Born Abigail Ann Beach in 1752, died in 1834 at age 82. She was a descendant of Milford's founding families (Platt, and Baldwin, her ancestor, Thomas Beach, arrived in 1652 in Milford). Daughter of Landa and Abigail Beach. Her father who lived to be 97, fought in both the French and Indian war and the American Revolution during which he may have crossed the Delaware with George Washington. Her mother lived to be 96, both parents having longevity remarkable for their time.
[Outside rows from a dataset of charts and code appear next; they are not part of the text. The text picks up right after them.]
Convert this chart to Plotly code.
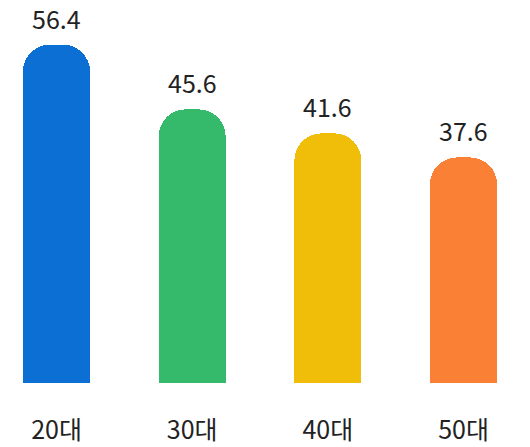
import plotly.graph_objects as go

categories = ["20대", "30대", "40대", "50대"]
values = [56.4, 45.6, 41.6, 37.6]
value_labels = ["56.4", "45.6", "41.6", "37.6"]
colors = ["#0b6fd4", "#35b96b", "#f0be08", "#fa8035"]

FONT = "Noto Sans CJK KR"

fig = go.Figure()
fig.add_trace(go.Bar(
    x=list(range(len(categories))),
    y=values,
    width=0.494,
    marker=dict(color=colors, line=dict(width=0), cornerradius=27),
    hoverinfo="skip",
))

for i, (v, t) in enumerate(zip(values, value_labels)):
    fig.add_annotation(
        x=i, y=v, text=t, showarrow=False,
        yanchor="middle", yshift=27,
        font=dict(family=FONT, size=25, color="#222222"),
    )

fig.update_layout(
    width=530, height=447,
    margin=dict(l=0, r=0, t=0, b=42, autoexpand=False),
    paper_bgcolor="white", plot_bgcolor="white",
    showlegend=False,
    bargap=0,
    xaxis=dict(
        range=[-0.4165, 3.490],
        tickmode="array",
        tickvals=list(range(len(categories))),
        ticktext=categories,
        tickfont=dict(family=FONT, size=25, color="#222222"),
        ticks="outside", ticklen=3, tickcolor="rgba(0,0,0,0)",
        showgrid=False, zeroline=False, showline=False,
        fixedrange=True,
    ),
    yaxis=dict(
        range=[-3.667, 63.83],
        visible=False, showgrid=False, zeroline=False,
        fixedrange=True,
    ),
)

fig.write_html(
    "out.html",
    config={"displayModeBar": False, "staticPlot": True},
    post_script="document.body.style.margin='0';document.body.style.overflow='hidden';",
)
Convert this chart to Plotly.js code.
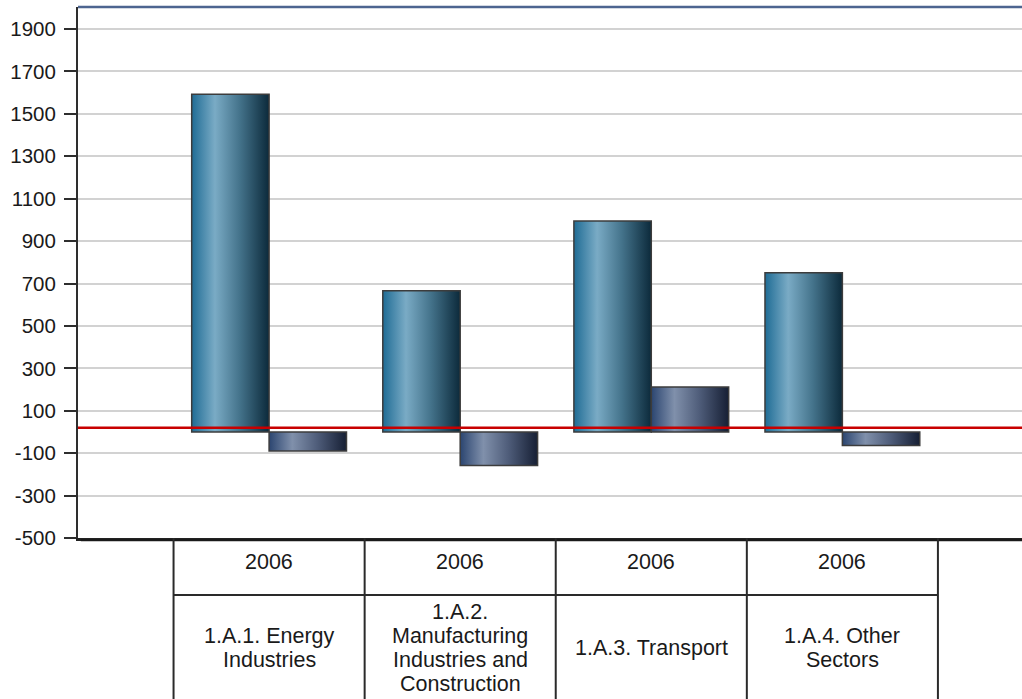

Abigail married into another Milford founding family when, on February 18, 1773, she married Miles Merwin (5/25/1750-11/30/1820), son of Miles Merwin and Mary Tibbals. She settled in at the family farm at Point Beach. Her home, extensively rebuilt over the ensuing centuries, still stands on the hill on Pond Point Avenue. It was from this vantage point that she spied a British ship landing raiders at Point Beach on August 25, 1777.
The British essentially controlled Long Island Sound from bases in largely loyalist Long Island. Seaborne raiders confiscated cattle, pigs and other farm animals, burned crops, property, homes and even towns along the shore. Pond Point and Point Beach area farmers, fearing these raids, had removed their cattle to a dell known to this day as the Calf Pen Meadow.
On that August morning, the HMS Swan anchored about a mile off the point and a raiding party rowed ashore. Abigail Merwin saw them coming, according to some, as she hung clothes out to dry. That day she became a revolutionary war heroine along the likes of Paul Revere. She hitched her wagon and with her 21 month old baby Daniel under her arm, raced into town banging on a copper pot to raise the alarm.
Milford legend has it that the swift response of the local Militia caused the British to beat a hasty retreat. Diarist John Downs reported “Cloudy & rain, I at the farm, Alarm & Training at Town.” Similarly, the Captain's log of the “Swan” reads: “At 4 AM came too(sic) Sm. Br. in 7 fs. [fathoms] water, Milford Church NWBW 2 Miles off shore 1 Mile. Sent boats on Shore Mand & Armd [manned and armed (sic)] to bring of[f] some cattle … At 7 the boats Returned … got no Cattle.”
Neither contemporaneous account states a battle ensued and it is likely neither side came into sight of the other, at least not while both were on land. Nevertheless, because of the actions of one young mother, the militia of Milford was alerted and prepared to defend their homes. Unlike Stratford, Fairfield and New Haven itself, Milford never suffered devastation at the hands of the British.